Masseurs find narcissists easy preyBeauty shops are deceiving gullible consumers by claiming they can make their faces smaller or help them grow taller without providing any evidence, the FTC said yesterday.
Korea is famous as a country where people of both sexes and various ages enjoy going under the knife, with double-eyelid operations, silicone implants in the breasts and nose and jawbone-shaving operations all unlikely to cause raised eyebrows among friends or colleagues.
One of the hottest new trends among local beauticians is more controversial, however, if only by sheer virtue of its audacity. Masseurs claim they can sculpt facial muscles and compress the bone structure to make people’s faces look smaller and cuter by a technique that literally translates as “high-vessel massage” - and, bizarrely, people are buying it.

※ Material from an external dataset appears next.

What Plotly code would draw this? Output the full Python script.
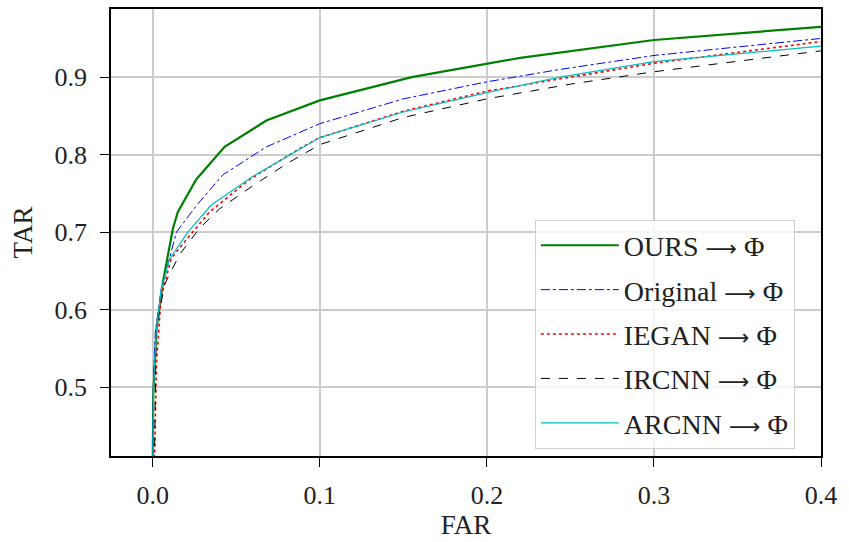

A total of 13 shops that put up bogus advertisements online or by distributing leaflets about their massage services were ordered to correct their wrongdoings, the FTC said. Four of them were slapped with a combined fine of 30 million won ($27,860).
Beauty Made, which was given the largest fine of 11 million won, said its massage stimulates pressure points so people can grow taller. Beau People, which merited the second-highest penalty of 10 million won, promised customers would watch the pounds drop off after spending a session with its masseurs’ healing hands. Unlike with diets, their weight would not balloon up and down, it vowed.
One customer had a tooth broken by an overly enthusiastic masseur, while another reported having problems with her jaw after spending 1.25 million won on facial treatments. Other beauty shops guaranteed they could reduce the contours of customers’ faces by 15 percent, preying on many Korean women’s fear of having an overly square-shaped jaw line.